Rzecz jest ponura, a mimo to po lekturze poczułem podwójną ulgę. Po pierwsze dlatego, że wszystko zostało już nazwane po imieniu, bez kręcenia i tuszowania – fakt świadomej współpracy został przedstawiony i zanalizowany w sposób bezdyskusyjny. Ks. Michał włączył się w ustalanie prawdy, a w osobnym oświadczeniu napisał: „Wina moja jest bezsporna. Trudno to 24-letnie uwikłanie tłumaczyć tylko epoką, naiwnością, lękiem, zbytnią swobodą wypowiedzi. Dałem dowód słabości charakteru. To, co się dzieje wokół mej osoby, także interpretacje niesprawiedliwe i obraźliwe, traktuję jako zasłużoną pokutę”. Uff, wszystko jasne. 

Po drugie, ulgę i podziw może rodzić także sposób, w jaki z tak trudną sprawą poradziło sobie środowisko ks. Michała – katolicki miesięcznik „Więź”, kiedyś pismo Tadeusza Mazowieckiego, dziś Zbigniewa Nosowskiego, zawsze wierne literze i duchowi kościelnych reform soborowych. Raport jest uczciwy do bólu, a zarazem ani przez chwilę nie niszczy człowieka, którego dotyczy. Może gdyby tak toczyły się wszystkie sprawy teczkowe, lustracja w Kościele i poza nim rzeczywiście służyłaby oczyszczeniu. Moim zdaniem, ks. Czajkowski i środowisko „Więzi” dało wzorowy przykład – zwłaszcza Kościołowi – jak traktować i przedstawiać publicznie sprawę tajnych współpracowników z czasów PRL. 

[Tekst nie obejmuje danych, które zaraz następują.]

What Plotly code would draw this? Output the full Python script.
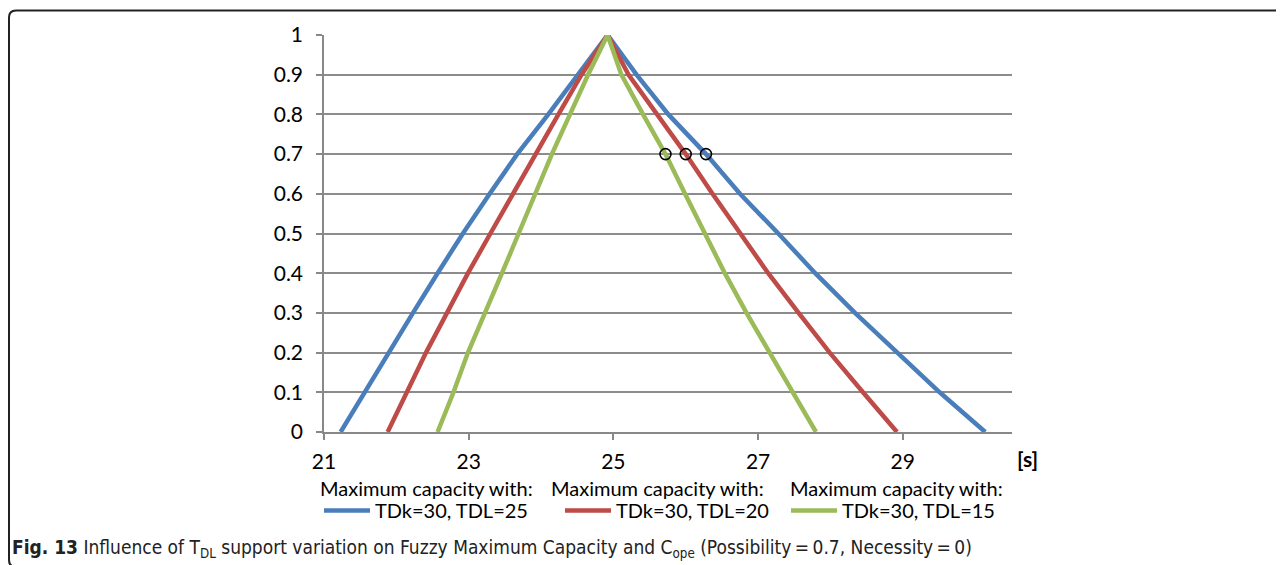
import plotly.graph_objects as go

# ---- data ----
levels = [0, 0.1, 0.2, 0.3, 0.4, 0.5, 0.6, 0.7, 0.8, 0.9, 1.0]

blue_left = [21.23, 21.56, 21.89, 22.23, 22.57, 22.92, 23.29, 23.67, 24.10, 24.51, 24.92]
blue_right = [30.14, 29.51, 28.92, 28.34, 27.79, 27.28, 26.75, 26.28, 25.76, 25.32, 24.92]
red_left = [21.88, 22.14, 22.41, 22.70, 22.99, 23.30, 23.61, 23.92, 24.24, 24.56, 24.92]
red_right = [28.92, 28.45, 27.99, 27.56, 27.14, 26.75, 26.37, 26.00, 25.60, 25.21, 24.92]
green_left = [22.57, 22.79, 22.99, 23.23, 23.46, 23.69, 23.92, 24.15, 24.40, 24.65, 24.92]
green_right = [27.80, 27.48, 27.16, 26.84, 26.54, 26.27, 25.99, 25.72, 25.41, 25.11, 24.92]

circle_x = [25.72, 26.00, 26.28]
circle_y = [0.7, 0.7, 0.7]

series_names = ["TDk=30, TDL=25", "TDk=30, TDL=20", "TDk=30, TDL=15"]
legend_title = "Maximum capacity with:"
x_ticks = [21, 23, 25, 27, 29]
caption = ("<b>Fig. 13</b> Influence of T<sub>DL</sub> support variation on Fuzzy Maximum "
           "Capacity and C<sub>ope</sub> (Possibility\u2009=\u20090.7, Necessity\u2009=\u20090)")

colors = ["#4a7ebb", "#be4b48", "#9bbb59"]

# ---- geometry (page pixels; the page body adds an 8px offset) ----
OFF = 8
W, H = 1284 - OFF, 565 - OFF
L, R, T, B = 324, 1012, 35, 432   # plot area in page pixels


def px(x):
    return (x - L) / (R - L)


def py(y):
    return (B - y) / (B - T)


FONT = "Lato, Carlito, Calibri, sans-serif"
fig = go.Figure()

pairs = [(blue_left, blue_right), (red_left, red_right), (green_left, green_right)]
legends = ["legend", "legend2", "legend3"]
for (lft, rgt), name, col, lg in zip(pairs, series_names, colors, legends):
    xs = lft + rgt[::-1][1:]
    ys = levels + levels[::-1][1:]
    fig.add_trace(go.Scatter(x=xs, y=ys, mode="lines", name=name,
                             line=dict(color=col, width=4.5), legend=lg))

fig.add_trace(go.Scatter(x=circle_x, y=circle_y, mode="markers", showlegend=False,
                         marker=dict(symbol="circle-open", size=11, color="black",
                                     line=dict(width=1.6, color="black"))))

leg_common = dict(orientation="h", yanchor="middle", xanchor="left",
                  font=dict(family=FONT, size=20, color="#000"),
                  bgcolor="rgba(0,0,0,0)", itemwidth=46, borderwidth=0)
leg_x_px = [319, 560, 786]
fig.update_layout(
    legend=dict(x=px(leg_x_px[0]), y=py(510.5), **leg_common),
    legend2=dict(x=px(leg_x_px[1]), y=py(510.5), **leg_common),
    legend3=dict(x=px(leg_x_px[2]), y=py(510.5), **leg_common),
)

annotations = []
for cx in [426, 657, 896]:
    annotations.append(dict(x=px(cx), y=py(487.5), xref="paper", yref="paper",
                            text=legend_title, showarrow=False, xanchor="center",
                            yanchor="middle", font=dict(family=FONT, size=20, color="#000")))
annotations.append(dict(x=px(1015), y=py(459), xref="paper", yref="paper", text="<b>[s]</b>",
                        showarrow=False, xanchor="left", yanchor="middle",
                        font=dict(family=FONT, size=21, color="#000")))
annotations.append(dict(x=px(10), y=py(548), xref="paper", yref="paper", text=caption,
                        showarrow=False, xanchor="left", yanchor="middle",
                        font=dict(family="Liberation Sans Narrow, DejaVu Sans Condensed, sans-serif",
                                  size=19, color="#222")))

# border frame (rounded left corners, runs off the right and bottom edges)
x0, x1 = px(9), px(1284)
y0, y1 = py(567), py(10.5)
rx, ry = 7 / (R - L), 7 / (B - T)
path = (f"M {x1},{y1} L {x0 + rx},{y1} Q {x0},{y1} {x0},{y1 - ry} "
        f"L {x0},{y0 + ry} Q {x0},{y0} {x0 + rx},{y0} L {x1},{y0}")

fig.update_layout(
    width=W, height=H,
    margin=dict(l=L - OFF, r=W - (R - OFF), t=T - OFF, b=H - (B - OFF)),
    plot_bgcolor="white", paper_bgcolor="white",
    annotations=annotations,
    shapes=[dict(type="path", path=path, xref="paper", yref="paper",
                 line=dict(color="#222", width=2))],
    xaxis=dict(range=[21, 30.51], tickvals=x_ticks, showgrid=False, zeroline=False,
               showline=True, linecolor="#888", linewidth=1.5,
               ticks="outside", ticklen=6, tickcolor="#888", tickwidth=1.5,
               ticklabelstandoff=4,
               tickfont=dict(family=FONT, size=21, color="#000")),
    yaxis=dict(range=[0, 1], dtick=0.1, showgrid=True, gridcolor="#8c8c8c", gridwidth=1.5,
               zeroline=False, showline=True, linecolor="#888", linewidth=1.5,
               ticks="outside", ticklen=6, tickcolor="#888", tickwidth=1.5,
               ticklabelstandoff=9,
               tickfont=dict(family=FONT, size=21, color="#000")),
)

fig.write_html("out.html")
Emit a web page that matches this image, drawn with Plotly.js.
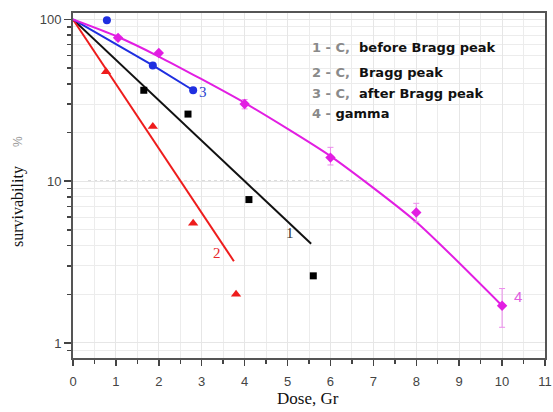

PS. A skoro o uldze mowa, to jakąś ulgę odczułem też na wieść, że wicepremier-minister Giertych pojechał do Jedwabnego i zapewnił, że w Polsce nie ma i nie będzie miejsca na antysemityzm. Nie wiem, czy faktycznie uczynił to wyłącznie z własnej nieprzymuszonej woli, czy może pod presją prezydenta i premiera. Nie wiem też, czy wszyscy zainteresowani takiej niezapowiedzianej wizyty na pewno sobie życzyli, ale zakładam, może naiwnie, że i Roman Giertych mógł pójść po rozum do głowy i wykonać gest wart zauważenia nie dla obrony własnego stołka w rządzie, lecz dla dobra sprawy.